>> begin

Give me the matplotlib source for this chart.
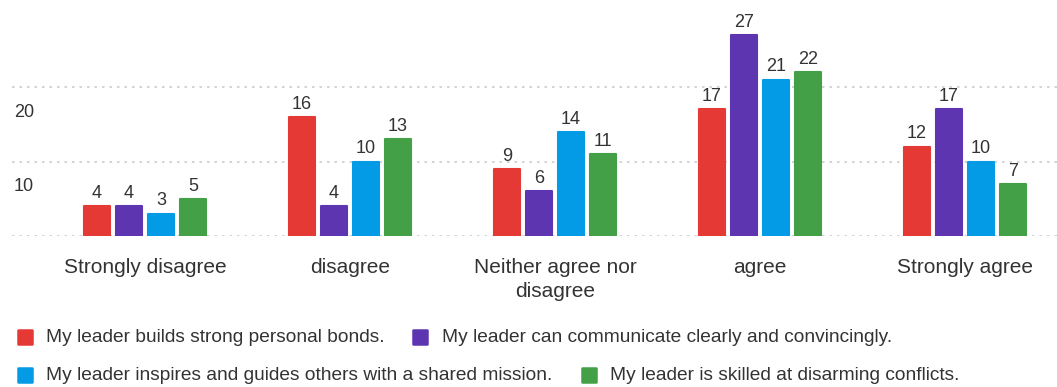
import matplotlib.pyplot as plt
from matplotlib.lines import Line2D
from matplotlib.markers import MarkerStyle
from matplotlib.transforms import blended_transform_factory
import numpy as np

plt.rcParams['font.family'] = ['Liberation Sans', 'DejaVu Sans']

categories = ['Strongly disagree', 'disagree', 'Neither agree nor\ndisagree',
              'agree', 'Strongly agree']
series_names = ['My leader builds strong personal bonds.',
                'My leader can communicate clearly and convincingly.',
                'My leader inspires and guides others with a shared mission.',
                'My leader is skilled at disarming conflicts.']
bonds = [4, 16, 9, 17, 12]
communicate = [4, 4, 6, 27, 17]
inspires = [3, 10, 14, 21, 10]
conflicts = [5, 13, 11, 22, 7]
yticks = [0, 10, 20]

colors = ['#e53935', '#5e35b1', '#039be5', '#43a047']
text_color = '#333333'

W, H = 1057, 387
fig = plt.figure(figsize=(W / 100, H / 100), dpi=100)
ax = fig.add_axes([12 / W, 1 - 236 / H, 1045 / W, (236 - 12.5) / H])

x = np.arange(len(categories))
pitch = 0.156
width = 0.127
for i, (vals, c) in enumerate(zip([bonds, communicate, inspires, conflicts], colors)):
    bars = ax.bar(x + (i - 1.5) * pitch, vals, width, color=c, edgecolor=c,
                  linewidth=1.5, joinstyle='round', zorder=3)
    ax.bar_label(bars, padding=3, fontsize=13, color=text_color)

ax.set_xlim(-0.649, 4.449)
ax.set_ylim(0, 30)
ax.set_yticks(yticks)
ax.set_yticklabels([])
ax.grid(axis='y', color='#cccccc', linestyle=(0, (1.5, 3)), linewidth=1.2, zorder=0)
ax.set_xticks(x)
ax.set_xticklabels(categories, fontsize=15, color=text_color, linespacing=1.3)
ax.tick_params(axis='both', length=0)
ax.tick_params(axis='x', pad=16)
for s in ax.spines.values():
    s.set_visible(False)

trans = blended_transform_factory(ax.transAxes, ax.transData)
for t in yticks[1:]:
    ax.annotate(str(t), xy=(0.002, t), xycoords=trans, xytext=(0, -21.5),
                textcoords='offset points', va='baseline', ha='left',
                fontsize=13, color=text_color)

# legend laid out like the original two wrapped rows: marker x, y, text x
legend_pos = [(25, 337, 46), (420, 337, 442), (25, 375, 46), (589, 375, 610)]
box = MarkerStyle('s', joinstyle='round')
for (mx, my, tx), name, c in zip(legend_pos, series_names, colors):
    fig.add_artist(Line2D([mx / W], [1 - my / H], marker=box, markersize=9.5,
                          color=c, markeredgewidth=1.8, markeredgecolor=c,
                          transform=fig.transFigure))
    fig.text(tx / W, 1 - (my + 1) / H, name, va='center', ha='left',
             fontsize=13.8, color=text_color)

fig.savefig('out.png', dpi=100)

>> end

§ **Goal**
Reproduce only the lines from the beginning of the data through the line that contains "text_color = '#333333'", both included, and please drop the pictures.

§ **Completed exercise**
Give me the matplotlib source for this chart.
import matplotlib.pyplot as plt
from matplotlib.lines import Line2D
from matplotlib.markers import MarkerStyle
from matplotlib.transforms import blended_transform_factory
import numpy as np

plt.rcParams['font.family'] = ['Liberation Sans', 'DejaVu Sans']

categories = ['Strongly disagree', 'disagree', 'Neither agree nor\ndisagree',
              'agree', 'Strongly agree']
series_names = ['My leader builds strong personal bonds.',
                'My leader can communicate clearly and convincingly.',
                'My leader inspires and guides others with a shared mission.',
                'My leader is skilled at disarming conflicts.']
bonds = [4, 16, 9, 17, 12]
communicate = [4, 4, 6, 27, 17]
inspires = [3, 10, 14, 21, 10]
conflicts = [5, 13, 11, 22, 7]
yticks = [0, 10, 20]

colors = ['#e53935', '#5e35b1', '#039be5', '#43a047']
text_color = '#333333'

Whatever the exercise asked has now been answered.